GENERICS

• Generics is a tool which provides effective method for duplicating concepts.
• Generic enables types to be parameter when defining traits, struct, function etc.

• struct Point{
    x: i32,
    y : i32
  }

• In the above example the struct only takes integer value for x and y. Incase you need to pass floating point, you will need to create another struct, but that would  be inefficient.
• What we can do in this case is:

• struct Point<T>{
    x: T,
    y : T
  }

• In the above case we create a genric structure that takes any data type.
• But this is not a good way as in case we use string to represent point, it will lead to issues like below:

• struct Point<T>{
    x: T,
    y : T
  }
  
  impl<T> Point<T>{
    fn move_offset(&mut self, x: T, y: T){
      self.x += x;
      self.y += y;
    }
  }

• The above example will throw an error as the compiler will not know what kind of datatype is T during compile time and incase we use type String it will lead to error as binary operations can't be used on string.
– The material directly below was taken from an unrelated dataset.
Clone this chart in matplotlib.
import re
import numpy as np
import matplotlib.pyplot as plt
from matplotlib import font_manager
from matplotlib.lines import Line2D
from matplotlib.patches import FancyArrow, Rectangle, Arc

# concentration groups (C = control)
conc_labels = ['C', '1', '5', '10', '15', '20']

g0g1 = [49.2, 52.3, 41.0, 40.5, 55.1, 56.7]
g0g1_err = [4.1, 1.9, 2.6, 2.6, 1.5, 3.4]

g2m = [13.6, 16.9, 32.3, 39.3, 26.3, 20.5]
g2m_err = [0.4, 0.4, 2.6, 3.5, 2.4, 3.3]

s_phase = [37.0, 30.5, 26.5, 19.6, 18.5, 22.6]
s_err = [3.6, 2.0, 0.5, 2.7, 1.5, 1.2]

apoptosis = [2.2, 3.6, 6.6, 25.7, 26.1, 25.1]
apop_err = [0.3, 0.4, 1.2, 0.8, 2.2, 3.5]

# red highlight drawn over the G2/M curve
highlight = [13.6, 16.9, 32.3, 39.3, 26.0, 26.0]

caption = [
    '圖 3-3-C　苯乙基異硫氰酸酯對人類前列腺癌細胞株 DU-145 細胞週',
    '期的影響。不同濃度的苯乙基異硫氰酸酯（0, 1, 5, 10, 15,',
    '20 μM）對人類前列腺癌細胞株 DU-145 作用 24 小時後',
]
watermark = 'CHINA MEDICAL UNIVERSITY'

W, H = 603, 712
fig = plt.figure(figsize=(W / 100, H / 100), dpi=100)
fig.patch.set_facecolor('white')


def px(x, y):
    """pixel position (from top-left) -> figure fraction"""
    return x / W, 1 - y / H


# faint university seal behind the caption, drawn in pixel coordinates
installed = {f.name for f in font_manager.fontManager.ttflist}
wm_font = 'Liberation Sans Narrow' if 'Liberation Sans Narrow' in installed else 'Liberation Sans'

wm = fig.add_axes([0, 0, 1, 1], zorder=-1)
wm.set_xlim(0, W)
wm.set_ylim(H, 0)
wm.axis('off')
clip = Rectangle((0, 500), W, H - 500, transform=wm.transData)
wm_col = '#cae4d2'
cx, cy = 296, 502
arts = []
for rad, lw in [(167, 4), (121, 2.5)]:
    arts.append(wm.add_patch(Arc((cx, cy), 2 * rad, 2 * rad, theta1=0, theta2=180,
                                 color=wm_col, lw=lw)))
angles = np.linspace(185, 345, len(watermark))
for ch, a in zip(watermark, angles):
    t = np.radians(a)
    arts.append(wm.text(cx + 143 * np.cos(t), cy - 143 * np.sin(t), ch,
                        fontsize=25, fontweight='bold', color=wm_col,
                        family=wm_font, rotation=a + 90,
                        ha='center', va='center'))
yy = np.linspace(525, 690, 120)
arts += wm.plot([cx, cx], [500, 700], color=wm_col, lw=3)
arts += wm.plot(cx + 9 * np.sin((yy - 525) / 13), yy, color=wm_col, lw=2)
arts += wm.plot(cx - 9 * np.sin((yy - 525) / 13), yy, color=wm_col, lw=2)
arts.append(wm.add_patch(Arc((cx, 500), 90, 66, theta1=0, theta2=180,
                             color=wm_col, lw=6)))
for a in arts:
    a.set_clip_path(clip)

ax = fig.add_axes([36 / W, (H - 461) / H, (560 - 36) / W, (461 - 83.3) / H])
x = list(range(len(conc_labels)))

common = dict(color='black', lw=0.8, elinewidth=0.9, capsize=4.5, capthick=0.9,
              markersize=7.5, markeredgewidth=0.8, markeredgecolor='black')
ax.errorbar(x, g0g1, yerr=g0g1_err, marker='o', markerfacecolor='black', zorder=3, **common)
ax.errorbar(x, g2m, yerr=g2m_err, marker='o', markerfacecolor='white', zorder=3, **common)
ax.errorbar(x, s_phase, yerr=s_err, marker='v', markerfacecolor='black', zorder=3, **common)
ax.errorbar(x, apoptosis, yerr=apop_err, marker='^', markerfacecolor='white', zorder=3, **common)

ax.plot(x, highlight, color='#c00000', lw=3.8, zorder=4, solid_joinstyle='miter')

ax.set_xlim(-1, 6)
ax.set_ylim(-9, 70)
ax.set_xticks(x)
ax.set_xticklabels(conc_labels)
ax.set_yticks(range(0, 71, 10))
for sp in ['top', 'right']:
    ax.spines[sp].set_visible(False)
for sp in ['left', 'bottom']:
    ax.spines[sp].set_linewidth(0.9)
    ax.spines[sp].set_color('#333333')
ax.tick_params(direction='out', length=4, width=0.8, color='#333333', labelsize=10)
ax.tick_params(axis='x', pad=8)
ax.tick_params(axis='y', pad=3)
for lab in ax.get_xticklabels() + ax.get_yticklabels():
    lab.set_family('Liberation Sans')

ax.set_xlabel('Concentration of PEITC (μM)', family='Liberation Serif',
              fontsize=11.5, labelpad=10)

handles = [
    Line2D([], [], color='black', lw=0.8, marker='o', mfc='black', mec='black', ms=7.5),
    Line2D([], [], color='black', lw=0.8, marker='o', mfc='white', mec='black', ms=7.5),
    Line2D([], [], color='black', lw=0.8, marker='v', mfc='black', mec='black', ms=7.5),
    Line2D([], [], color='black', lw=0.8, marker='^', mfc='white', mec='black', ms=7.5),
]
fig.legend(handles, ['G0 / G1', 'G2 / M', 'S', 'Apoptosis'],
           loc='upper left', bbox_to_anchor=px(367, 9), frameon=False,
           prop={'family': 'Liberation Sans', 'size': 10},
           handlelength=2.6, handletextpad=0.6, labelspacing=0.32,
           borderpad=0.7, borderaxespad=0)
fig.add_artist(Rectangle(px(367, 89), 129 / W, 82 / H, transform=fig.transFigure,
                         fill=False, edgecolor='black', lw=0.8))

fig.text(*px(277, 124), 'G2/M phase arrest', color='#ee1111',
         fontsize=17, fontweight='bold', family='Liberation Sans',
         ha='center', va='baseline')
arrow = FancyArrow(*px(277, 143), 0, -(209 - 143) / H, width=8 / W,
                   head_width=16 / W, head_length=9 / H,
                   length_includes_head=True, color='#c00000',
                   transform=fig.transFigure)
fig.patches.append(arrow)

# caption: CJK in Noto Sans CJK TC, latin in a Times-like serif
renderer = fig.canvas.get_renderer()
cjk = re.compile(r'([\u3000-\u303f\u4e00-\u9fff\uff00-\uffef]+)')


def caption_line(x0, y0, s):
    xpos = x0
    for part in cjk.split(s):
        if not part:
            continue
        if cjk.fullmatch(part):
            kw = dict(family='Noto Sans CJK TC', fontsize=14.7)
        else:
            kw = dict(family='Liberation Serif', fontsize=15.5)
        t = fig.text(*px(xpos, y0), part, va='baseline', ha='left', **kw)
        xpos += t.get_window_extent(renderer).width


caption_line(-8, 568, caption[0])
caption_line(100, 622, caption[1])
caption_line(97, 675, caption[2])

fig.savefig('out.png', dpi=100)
• use std::ops::AddAssign;
  
  struct Point<T>{
    x: T,
    y : T
  }
  
  impl<T> Point<T>
  where 
      T: AddAssign,
  {
    fn move_offset(&mut self, x: T, y: T){
      self.x += x;
      self.y += y;
    }
  }

• The above code block shows us how to get rid of the error when using generic types. In the above example we used a trait called AddAssingn (+=).
• You can sum to point like below:

• use std::ops::AddAssign;
  #[derive(Debug)]
  struct Point<T>{
    x: T,
    y : T
  }
  
  impl<T: AddAssin> AddAssign for Point<T>{
    fn add_assign(&mut self, other:Self){
      self.x += other.x;
      self.y += other.y;
    }
  }
  
  fn main(){
    point1: Point<f32> = Point{x:32.00, y:54.00};
    point2: Point<f32> = Point{x:323.00, y:32.00};
    point1 +=point2;
    println!9("Sum:{}", point1);
  }

PARTIAL EQ

• It enables us to compare two instances of a struct like below:

• #[derive(Debug)]
  struct Point<T>{
    x: T,
    y : T
  }
  
  impl<T: PartialEq> PartialEq for Point<T>{
    fn eq(&self, other:&Self){
      self.x += other.x && self.y += other.y;
    }
  }
  
  fn main(){
    point1: Point<f32> = Point{x:32.00, y:54.00};
    point2: Point<f32> = Point{x:323.00, y:32.00};
    if point1 == point2{
      println!("They are both equal);
    }
  }

• #[derive(Debug)]
  trait CanRun{
     fn run(&self);
  }
  
  trait CanWalk{
     fn walk(&self);
  }
  
  impl <T:CanRun> CanRun for Vec<T>{
    fn run(&self){
      for item: &T in self{
         item.run();
      }
    }
  }
  impl <T:CanWalk> CanWalk for Vec<T>{
    fn walk(&self){
      for item: &T in self{
         item.walk();
      }
    }
  }
  
  struct Person{
    name:String
  }
  
  struct Elephant{
    name:String
  }
  
  impl CanWalk for Elephant{
    fn walk(&self){
      println!("{} is running", self.name);
    }
  }
  
  impl CanWalk for Person{
    fn walk(&self){
      println!("{} is running", self.name);
    }
  }
  impl CanRun for Person{
    fn walk(&self){
      println!("{} is running", self.name);
    }
  }
  
  fn main(){
     let people: Vec<Person> = vec![
        Person {
          name: "John.to_string(),
        },
        Person {
          name: "Sanu.to_string(),
        },
        Person {
          name: "Shilshad.to_string(),
        }
     ]
  
     peopel.run();
     people.walk();
  
     let elephants: Vec<Elephant> = vec![
        Elephant{
          name: "John.to_string(),
        },
        Elephant{
          name: "Sanu.to_string(),
        },
        Elephant{
          name: "Shilshad.to_string(),
        }
     ]
     elephant.walk();
     elephant.run();
  }
  
  

• The above example implements a code which allows a vector to run a method if all its element can run the method.
• The above code block will throw an error as the trait CanRun was implemented for structure elephant.